As to the attitudes from urban New Zealand, farmers often feel like there isn’t an understanding that rivers are their livelihood, he said. “City folk would like to think of the New Zealand farming countryside as like their park, you know, where they can go out into the country and enjoy. They want to enhance its recreational value – that’s the way they view it.” 

Incidentally, ‘swimmable’ is no longer the quality standard that waterways will be required to reach. Rather, they’ll have to meet overall ecosystem health standards, based on rivers being healthy on their own terms being the most important priority. 

But on the urban-rural divide, perhaps the most interesting factor in how farms were selected was where the demand was coming from. The farms selected were almost entirely within an hour or so drive from a big city, and Fonterra says that was largely based on demand. 

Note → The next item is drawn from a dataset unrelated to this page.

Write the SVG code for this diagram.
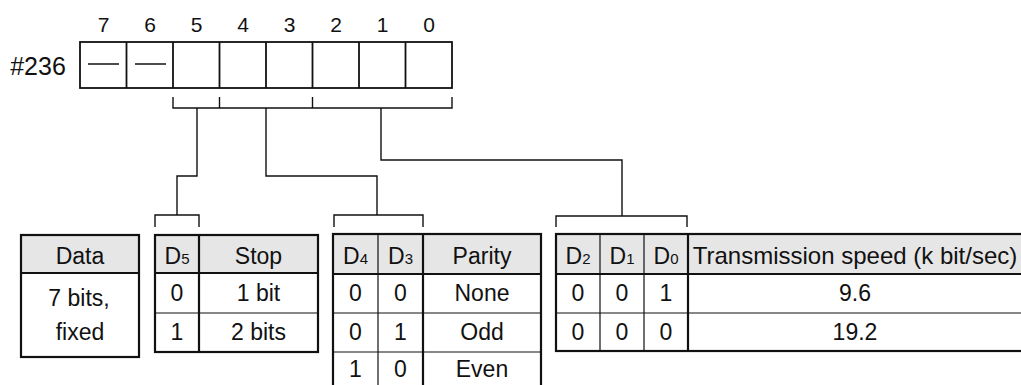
<svg xmlns="http://www.w3.org/2000/svg" width="1021" height="385" viewBox="0 0 1021 385">
<style>
text{font-family:"Liberation Sans",Arial,sans-serif;fill:#111;text-anchor:middle}
.t{font-size:23px}
.n{font-size:21px}
.s{font-size:15px}
.thick{stroke:#111;stroke-width:2.2;fill:none}
.thin{stroke:#111;stroke-width:1.2;fill:none}
.hdr{fill:#e6e6e6;stroke:none}
.ln{stroke:#111;stroke-width:1.4;fill:none}
</style>
<rect width="1021" height="385" fill="#fff"/>
<g id="register">
<text x="38" y="75" style="font-size:25px">#236</text>
<g class="n">
<text x="103.5" y="32">7</text><text x="150" y="32">6</text><text x="196.5" y="32">5</text><text x="243" y="32">4</text>
<text x="289.5" y="32">3</text><text x="336" y="32">2</text><text x="382.5" y="32">1</text><text x="429" y="32">0</text>
</g>
<rect x="80" y="42" width="372" height="46" class="thick" style="stroke-width:1.8"/>
<path d="M126.5 42V88M173 42V88M219.5 42V88M266 42V88M312.5 42V88M359 42V88M405.5 42V88" class="thick" style="stroke-width:1.8"/>
<path d="M88 64H119M135 64H166" class="ln"/>
</g>
<g id="connectors">
<path d="M173 97V108H452V97M219.5 97V108M312.5 97V108" class="ln"/>
<path d="M197 108V176H177V215" class="ln"/>
<path d="M266 108V176H377V215" class="ln"/>
<path d="M381 108V160H622V216" class="ln"/>
<path d="M155 227V215H199V227" class="ln"/>
<path d="M334 227V215H423V227" class="ln"/>
<path d="M556 227V216H687V227" class="ln"/>
</g>
<g id="data-table">
<rect x="21" y="235" width="118" height="38" class="hdr"/>
<rect x="21" y="235" width="118" height="122" class="thick"/>
<path d="M21 273H139" class="thick"/>
<text x="80" y="264" class="t">Data</text>
<text x="79" y="306" class="t">7 bits,</text>
<text x="80" y="340" class="t">fixed</text>
</g>
<g id="stop-table">
<rect x="155" y="235" width="163" height="38" class="hdr"/>
<rect x="155" y="235" width="163" height="117" class="thick"/>
<path d="M155 273H318M199 235V352" class="thick"/>
<path d="M155 313H318" class="thin"/>
<text x="177" y="264" class="t">D<tspan class="s">5</tspan></text>
<text x="258.5" y="264" class="t">Stop</text>
<text x="177" y="301" class="t">0</text><text x="258.5" y="301" class="t">1 bit</text>
<text x="177" y="340" class="t">1</text><text x="258.5" y="340" class="t">2 bits</text>
</g>
<g id="parity-table">
<rect x="333" y="234" width="208" height="40" class="hdr"/>
<rect x="333" y="234" width="208" height="160" class="thick"/>
<path d="M333 274H541M423 234V394" class="thick"/>
<path d="M378 234V394M333 313H541M333 352H541" class="thin"/>
<text x="355.5" y="264" class="t">D<tspan class="s">4</tspan></text>
<text x="400.5" y="264" class="t">D<tspan class="s">3</tspan></text>
<text x="482" y="264" class="t">Parity</text>
<text x="355.5" y="301" class="t">0</text><text x="400.5" y="301" class="t">0</text><text x="482" y="301" class="t">None</text>
<text x="355.5" y="340" class="t">0</text><text x="400.5" y="340" class="t">1</text><text x="482" y="340" class="t">Odd</text>
<text x="355.5" y="377" class="t">1</text><text x="400.5" y="377" class="t">0</text><text x="482" y="377" class="t">Even</text>
</g>
<g id="speed-table">
<rect x="556" y="234" width="470" height="40" class="hdr"/>
<rect x="556" y="234" width="470" height="117" class="thick"/>
<path d="M556 274H1026M688 234V351" class="thick"/>
<path d="M600 234V351M644 234V351M556 313H1026" class="thin"/>
<text x="578" y="264" class="t">D<tspan class="s">2</tspan></text>
<text x="622" y="264" class="t">D<tspan class="s">1</tspan></text>
<text x="666" y="264" class="t">D<tspan class="s">0</tspan></text>
<text x="855" y="264" style="font-size:24px">Transmission speed (k bit/sec)</text>
<text x="578" y="301" class="t">0</text><text x="622" y="301" class="t">0</text><text x="666" y="301" class="t">1</text><text x="855" y="301" class="t">9.6</text>
<text x="578" y="340" class="t">0</text><text x="622" y="340" class="t">0</text><text x="666" y="340" class="t">0</text><text x="855" y="340" class="t">19.2</text>
</g>
</svg>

Mike Cronin noted that when he was growing up, almost everyone in the cities had some connection to the rural world, and the idea of going to visit a farm wouldn’t have had any sort of novelty value. “Most of us would know or have connections to farms somewhere. And so it seemed a bit more accessible then. I think as cities have got bigger, it has been a bit harder. So I don’t think there’s that opportunity that we used to have to just be on a farm.” 

Hundreds of people took that opportunity to go to the Lyon farm in Mangatawhiri, and thousands more have done so in the last three years that the Open Gates programme has been operating. It was easy going into it to be cynical about what would be there to see, and much less so after being earnestly shown around the farm by Jamie Lyon. 

Answering the question about whether the programme was a shallow exercise in PR became much easier too. The experience spoke to a much deeper, more fundamental level than that. Because at the end of the day, the Open Gates events aren’t really about the cows. They’re about humanising the people who farm them – it becomes much harder to criticise an industry when there’s a human face attached to it.